WRITTEN EXERCISE: Could you repeat, exactly as they stand, the lines between the one with "Give me the matplotlib source for this chart." and the one with "plt.rcParams['axes.linewidth'] = 1.3", inclusive, minus the pictures?

Plotting code records
(begin)

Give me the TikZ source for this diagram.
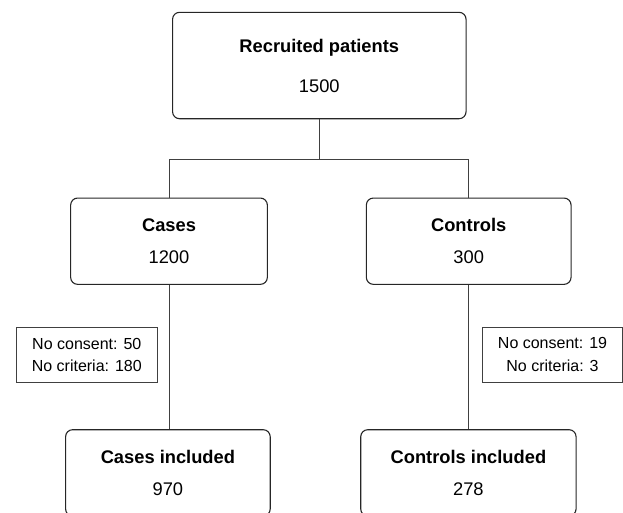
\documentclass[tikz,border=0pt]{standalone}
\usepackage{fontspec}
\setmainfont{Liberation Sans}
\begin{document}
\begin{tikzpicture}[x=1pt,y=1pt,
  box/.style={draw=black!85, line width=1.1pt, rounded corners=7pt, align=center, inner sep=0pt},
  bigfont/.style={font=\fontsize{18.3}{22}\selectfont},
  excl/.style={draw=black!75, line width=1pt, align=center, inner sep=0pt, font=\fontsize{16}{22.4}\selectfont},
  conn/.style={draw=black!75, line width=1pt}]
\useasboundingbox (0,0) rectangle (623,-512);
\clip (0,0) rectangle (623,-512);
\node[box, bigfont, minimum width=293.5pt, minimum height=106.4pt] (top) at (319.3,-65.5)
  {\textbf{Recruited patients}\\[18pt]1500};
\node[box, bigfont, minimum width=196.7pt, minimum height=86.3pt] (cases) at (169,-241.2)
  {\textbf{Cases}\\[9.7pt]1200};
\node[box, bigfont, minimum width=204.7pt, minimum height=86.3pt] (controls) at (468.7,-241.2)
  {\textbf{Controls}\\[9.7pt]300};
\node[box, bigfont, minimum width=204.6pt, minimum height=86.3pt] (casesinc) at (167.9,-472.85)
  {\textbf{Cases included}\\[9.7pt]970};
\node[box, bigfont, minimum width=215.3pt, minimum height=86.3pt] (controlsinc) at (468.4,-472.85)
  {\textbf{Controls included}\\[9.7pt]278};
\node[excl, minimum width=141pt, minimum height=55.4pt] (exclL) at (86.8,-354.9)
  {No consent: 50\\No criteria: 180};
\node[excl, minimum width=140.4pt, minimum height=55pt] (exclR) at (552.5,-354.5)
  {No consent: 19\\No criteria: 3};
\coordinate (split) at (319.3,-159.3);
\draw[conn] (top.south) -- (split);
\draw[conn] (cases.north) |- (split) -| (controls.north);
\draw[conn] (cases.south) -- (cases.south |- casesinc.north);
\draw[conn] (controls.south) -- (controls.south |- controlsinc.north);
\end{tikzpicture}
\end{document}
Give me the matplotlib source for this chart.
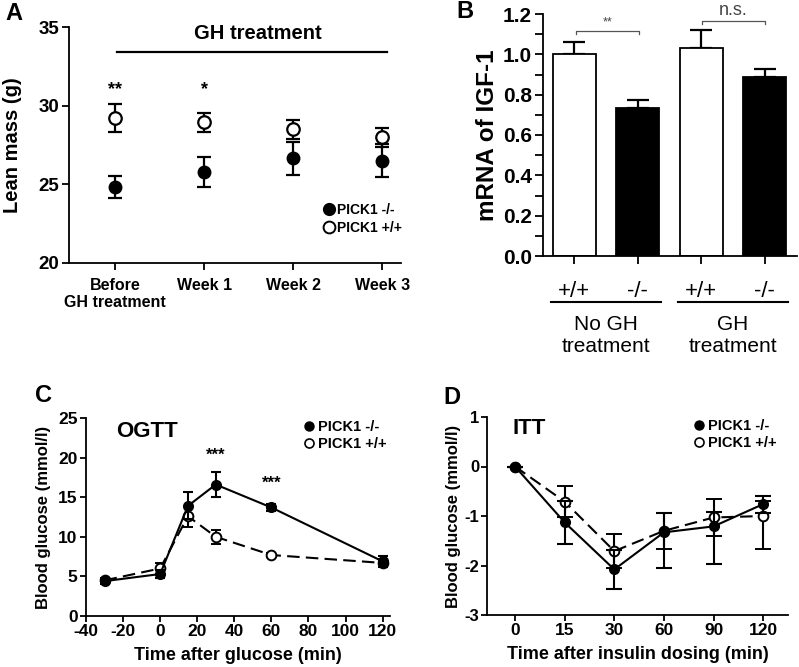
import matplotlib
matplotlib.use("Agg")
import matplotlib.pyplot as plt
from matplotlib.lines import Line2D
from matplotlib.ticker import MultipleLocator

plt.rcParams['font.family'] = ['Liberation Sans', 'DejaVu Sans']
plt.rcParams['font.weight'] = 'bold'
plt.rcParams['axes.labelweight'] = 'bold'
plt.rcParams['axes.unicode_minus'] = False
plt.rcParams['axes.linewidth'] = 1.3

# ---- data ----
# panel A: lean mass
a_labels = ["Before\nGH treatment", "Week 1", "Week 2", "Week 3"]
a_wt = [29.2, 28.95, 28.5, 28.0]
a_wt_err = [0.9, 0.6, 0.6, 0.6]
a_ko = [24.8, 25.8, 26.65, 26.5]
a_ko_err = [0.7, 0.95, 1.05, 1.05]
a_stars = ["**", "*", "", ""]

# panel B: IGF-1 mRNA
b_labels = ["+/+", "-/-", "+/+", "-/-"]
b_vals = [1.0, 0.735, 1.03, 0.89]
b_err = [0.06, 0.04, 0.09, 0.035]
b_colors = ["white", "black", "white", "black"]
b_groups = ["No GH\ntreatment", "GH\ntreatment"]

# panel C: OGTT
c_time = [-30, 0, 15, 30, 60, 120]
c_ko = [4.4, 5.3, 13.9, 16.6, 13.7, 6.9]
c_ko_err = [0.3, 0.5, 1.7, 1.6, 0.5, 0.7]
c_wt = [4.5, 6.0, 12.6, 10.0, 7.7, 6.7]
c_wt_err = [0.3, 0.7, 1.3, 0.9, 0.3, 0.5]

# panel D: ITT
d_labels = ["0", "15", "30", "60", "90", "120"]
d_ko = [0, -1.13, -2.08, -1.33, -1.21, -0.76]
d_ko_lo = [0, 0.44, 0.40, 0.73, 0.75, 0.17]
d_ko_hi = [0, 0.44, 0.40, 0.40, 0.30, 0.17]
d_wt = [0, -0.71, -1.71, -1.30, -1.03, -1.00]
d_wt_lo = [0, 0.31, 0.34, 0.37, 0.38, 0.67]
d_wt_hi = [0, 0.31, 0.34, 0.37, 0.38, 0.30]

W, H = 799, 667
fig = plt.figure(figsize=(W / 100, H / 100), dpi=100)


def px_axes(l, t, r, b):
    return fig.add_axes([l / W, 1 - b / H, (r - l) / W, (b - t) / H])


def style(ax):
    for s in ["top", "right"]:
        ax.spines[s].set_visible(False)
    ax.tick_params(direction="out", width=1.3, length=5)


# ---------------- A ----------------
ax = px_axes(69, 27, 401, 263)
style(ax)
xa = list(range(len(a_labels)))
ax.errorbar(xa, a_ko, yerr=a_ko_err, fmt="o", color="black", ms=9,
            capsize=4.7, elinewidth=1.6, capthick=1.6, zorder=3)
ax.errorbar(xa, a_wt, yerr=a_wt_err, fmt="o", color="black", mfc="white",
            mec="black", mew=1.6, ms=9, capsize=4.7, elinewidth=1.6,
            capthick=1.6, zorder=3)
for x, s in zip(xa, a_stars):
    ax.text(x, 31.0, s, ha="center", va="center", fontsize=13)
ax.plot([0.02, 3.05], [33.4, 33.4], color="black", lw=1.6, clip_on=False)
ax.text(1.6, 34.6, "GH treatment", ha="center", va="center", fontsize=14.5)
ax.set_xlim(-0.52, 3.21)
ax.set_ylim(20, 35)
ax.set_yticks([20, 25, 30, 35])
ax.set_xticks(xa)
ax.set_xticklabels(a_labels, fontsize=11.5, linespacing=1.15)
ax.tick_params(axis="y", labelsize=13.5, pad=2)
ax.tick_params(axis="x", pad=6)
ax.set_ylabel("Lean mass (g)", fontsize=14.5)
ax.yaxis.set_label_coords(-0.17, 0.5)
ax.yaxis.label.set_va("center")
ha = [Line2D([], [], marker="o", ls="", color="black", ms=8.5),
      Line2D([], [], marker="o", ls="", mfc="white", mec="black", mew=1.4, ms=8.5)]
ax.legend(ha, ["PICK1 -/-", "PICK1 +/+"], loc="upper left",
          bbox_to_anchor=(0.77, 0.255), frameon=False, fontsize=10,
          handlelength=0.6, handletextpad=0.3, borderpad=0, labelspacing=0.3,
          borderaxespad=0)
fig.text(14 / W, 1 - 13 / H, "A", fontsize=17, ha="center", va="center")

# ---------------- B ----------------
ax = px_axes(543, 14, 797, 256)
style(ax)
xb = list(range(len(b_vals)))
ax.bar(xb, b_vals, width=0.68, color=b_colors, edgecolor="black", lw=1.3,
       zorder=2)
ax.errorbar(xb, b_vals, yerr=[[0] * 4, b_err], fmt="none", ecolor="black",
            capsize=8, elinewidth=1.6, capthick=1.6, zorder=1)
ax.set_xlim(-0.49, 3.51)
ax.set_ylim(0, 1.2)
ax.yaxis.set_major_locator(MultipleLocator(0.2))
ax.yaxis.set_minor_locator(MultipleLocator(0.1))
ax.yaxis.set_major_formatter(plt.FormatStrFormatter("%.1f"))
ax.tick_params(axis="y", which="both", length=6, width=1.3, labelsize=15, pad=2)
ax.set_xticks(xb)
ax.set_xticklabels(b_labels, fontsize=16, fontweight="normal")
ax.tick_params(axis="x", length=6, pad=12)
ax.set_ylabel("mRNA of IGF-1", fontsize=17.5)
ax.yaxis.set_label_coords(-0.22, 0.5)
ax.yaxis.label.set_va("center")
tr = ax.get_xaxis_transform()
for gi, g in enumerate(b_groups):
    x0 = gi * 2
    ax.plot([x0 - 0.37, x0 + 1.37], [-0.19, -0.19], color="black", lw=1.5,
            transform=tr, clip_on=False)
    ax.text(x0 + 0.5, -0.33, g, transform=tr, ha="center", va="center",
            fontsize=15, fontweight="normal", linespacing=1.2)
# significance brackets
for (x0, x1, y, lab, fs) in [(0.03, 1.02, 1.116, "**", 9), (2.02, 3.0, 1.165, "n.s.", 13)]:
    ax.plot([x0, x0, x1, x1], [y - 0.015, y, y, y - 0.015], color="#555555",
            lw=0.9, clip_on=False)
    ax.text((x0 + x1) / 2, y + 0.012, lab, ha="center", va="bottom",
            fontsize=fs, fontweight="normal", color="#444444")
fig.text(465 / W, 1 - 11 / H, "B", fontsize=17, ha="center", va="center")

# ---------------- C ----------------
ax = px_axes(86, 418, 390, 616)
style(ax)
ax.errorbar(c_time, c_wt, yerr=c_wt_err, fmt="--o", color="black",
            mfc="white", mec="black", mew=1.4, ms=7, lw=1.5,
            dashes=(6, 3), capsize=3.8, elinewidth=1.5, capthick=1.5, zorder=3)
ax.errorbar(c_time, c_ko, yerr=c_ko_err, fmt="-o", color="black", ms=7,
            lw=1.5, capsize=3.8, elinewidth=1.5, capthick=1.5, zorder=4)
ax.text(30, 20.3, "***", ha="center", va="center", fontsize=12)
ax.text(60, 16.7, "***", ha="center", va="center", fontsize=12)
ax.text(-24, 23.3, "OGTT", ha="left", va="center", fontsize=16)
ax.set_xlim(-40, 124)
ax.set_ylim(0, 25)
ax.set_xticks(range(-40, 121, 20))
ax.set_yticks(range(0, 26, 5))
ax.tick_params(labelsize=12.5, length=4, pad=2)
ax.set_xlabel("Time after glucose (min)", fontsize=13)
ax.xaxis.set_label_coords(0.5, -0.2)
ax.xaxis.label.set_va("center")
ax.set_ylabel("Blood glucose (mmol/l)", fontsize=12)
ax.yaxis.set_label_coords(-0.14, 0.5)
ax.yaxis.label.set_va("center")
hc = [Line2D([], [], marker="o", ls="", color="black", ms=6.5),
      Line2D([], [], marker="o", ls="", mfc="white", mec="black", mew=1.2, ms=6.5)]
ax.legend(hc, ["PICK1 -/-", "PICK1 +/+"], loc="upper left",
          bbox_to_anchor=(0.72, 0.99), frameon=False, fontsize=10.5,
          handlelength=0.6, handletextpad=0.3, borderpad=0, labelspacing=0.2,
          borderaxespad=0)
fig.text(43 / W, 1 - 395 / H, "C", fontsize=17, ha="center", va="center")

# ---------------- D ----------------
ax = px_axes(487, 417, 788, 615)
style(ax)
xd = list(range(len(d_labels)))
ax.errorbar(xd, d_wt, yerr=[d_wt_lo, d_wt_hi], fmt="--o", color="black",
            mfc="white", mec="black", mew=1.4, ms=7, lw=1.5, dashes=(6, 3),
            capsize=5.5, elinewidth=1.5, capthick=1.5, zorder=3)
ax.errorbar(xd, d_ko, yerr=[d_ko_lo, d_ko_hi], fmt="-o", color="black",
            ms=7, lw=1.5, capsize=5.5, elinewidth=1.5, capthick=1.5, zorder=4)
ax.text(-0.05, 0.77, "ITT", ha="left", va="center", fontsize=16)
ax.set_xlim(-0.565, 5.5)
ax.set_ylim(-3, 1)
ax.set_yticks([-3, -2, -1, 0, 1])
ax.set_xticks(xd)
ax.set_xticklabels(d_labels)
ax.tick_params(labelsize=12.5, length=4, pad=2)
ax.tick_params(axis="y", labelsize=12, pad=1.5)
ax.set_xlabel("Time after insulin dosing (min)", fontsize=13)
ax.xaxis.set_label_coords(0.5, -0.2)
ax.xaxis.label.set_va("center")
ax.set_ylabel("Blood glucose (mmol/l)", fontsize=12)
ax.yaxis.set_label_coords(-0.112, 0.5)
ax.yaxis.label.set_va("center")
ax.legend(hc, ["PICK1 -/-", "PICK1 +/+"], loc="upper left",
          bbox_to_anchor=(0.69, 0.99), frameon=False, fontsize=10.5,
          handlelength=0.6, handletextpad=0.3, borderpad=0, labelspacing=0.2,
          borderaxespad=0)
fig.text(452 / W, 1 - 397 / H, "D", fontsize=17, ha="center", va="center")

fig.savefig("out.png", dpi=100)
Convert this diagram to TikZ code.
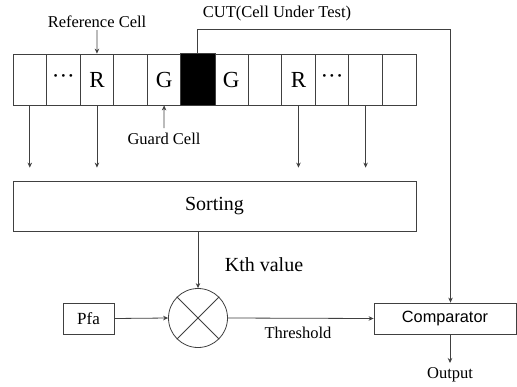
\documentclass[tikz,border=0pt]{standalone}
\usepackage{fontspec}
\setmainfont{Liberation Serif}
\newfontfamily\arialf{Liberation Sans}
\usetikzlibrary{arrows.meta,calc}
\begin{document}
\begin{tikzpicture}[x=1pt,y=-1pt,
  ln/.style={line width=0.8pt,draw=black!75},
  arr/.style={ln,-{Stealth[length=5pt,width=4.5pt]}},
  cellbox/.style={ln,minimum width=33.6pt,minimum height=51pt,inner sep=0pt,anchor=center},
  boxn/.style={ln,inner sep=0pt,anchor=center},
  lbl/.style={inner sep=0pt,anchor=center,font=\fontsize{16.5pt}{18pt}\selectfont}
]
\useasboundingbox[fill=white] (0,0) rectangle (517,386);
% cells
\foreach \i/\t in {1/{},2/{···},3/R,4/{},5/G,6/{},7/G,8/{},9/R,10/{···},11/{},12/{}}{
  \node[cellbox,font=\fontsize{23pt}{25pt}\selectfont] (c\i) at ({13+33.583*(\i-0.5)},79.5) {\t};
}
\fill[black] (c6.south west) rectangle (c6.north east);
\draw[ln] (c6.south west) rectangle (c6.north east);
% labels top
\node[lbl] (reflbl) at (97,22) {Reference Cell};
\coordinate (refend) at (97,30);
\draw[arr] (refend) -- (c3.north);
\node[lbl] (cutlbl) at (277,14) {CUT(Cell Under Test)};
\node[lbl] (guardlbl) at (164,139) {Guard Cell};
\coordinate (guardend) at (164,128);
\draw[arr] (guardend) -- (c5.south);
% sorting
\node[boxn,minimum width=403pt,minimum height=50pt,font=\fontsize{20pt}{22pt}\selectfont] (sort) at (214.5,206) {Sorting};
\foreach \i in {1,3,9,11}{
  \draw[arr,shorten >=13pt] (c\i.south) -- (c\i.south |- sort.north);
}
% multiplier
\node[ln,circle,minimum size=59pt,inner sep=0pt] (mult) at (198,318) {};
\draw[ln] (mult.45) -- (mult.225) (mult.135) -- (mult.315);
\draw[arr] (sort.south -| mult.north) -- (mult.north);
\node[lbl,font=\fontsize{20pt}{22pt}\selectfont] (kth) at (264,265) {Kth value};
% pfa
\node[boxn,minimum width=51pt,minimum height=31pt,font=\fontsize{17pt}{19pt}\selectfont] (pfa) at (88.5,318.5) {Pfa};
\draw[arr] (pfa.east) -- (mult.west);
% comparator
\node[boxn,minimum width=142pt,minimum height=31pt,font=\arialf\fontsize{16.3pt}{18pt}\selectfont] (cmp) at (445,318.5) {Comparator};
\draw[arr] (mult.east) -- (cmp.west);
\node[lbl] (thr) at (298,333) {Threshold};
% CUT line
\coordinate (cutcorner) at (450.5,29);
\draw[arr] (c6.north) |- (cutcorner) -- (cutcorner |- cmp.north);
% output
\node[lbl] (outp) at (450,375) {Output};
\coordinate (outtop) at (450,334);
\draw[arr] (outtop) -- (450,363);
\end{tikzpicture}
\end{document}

(end)

THE OUTPUT:
Give me the matplotlib source for this chart.
import matplotlib
matplotlib.use("Agg")
import matplotlib.pyplot as plt
from matplotlib.lines import Line2D
from matplotlib.ticker import MultipleLocator

plt.rcParams['font.family'] = ['Liberation Sans', 'DejaVu Sans']
plt.rcParams['font.weight'] = 'bold'
plt.rcParams['axes.labelweight'] = 'bold'
plt.rcParams['axes.unicode_minus'] = False
plt.rcParams['axes.linewidth'] = 1.3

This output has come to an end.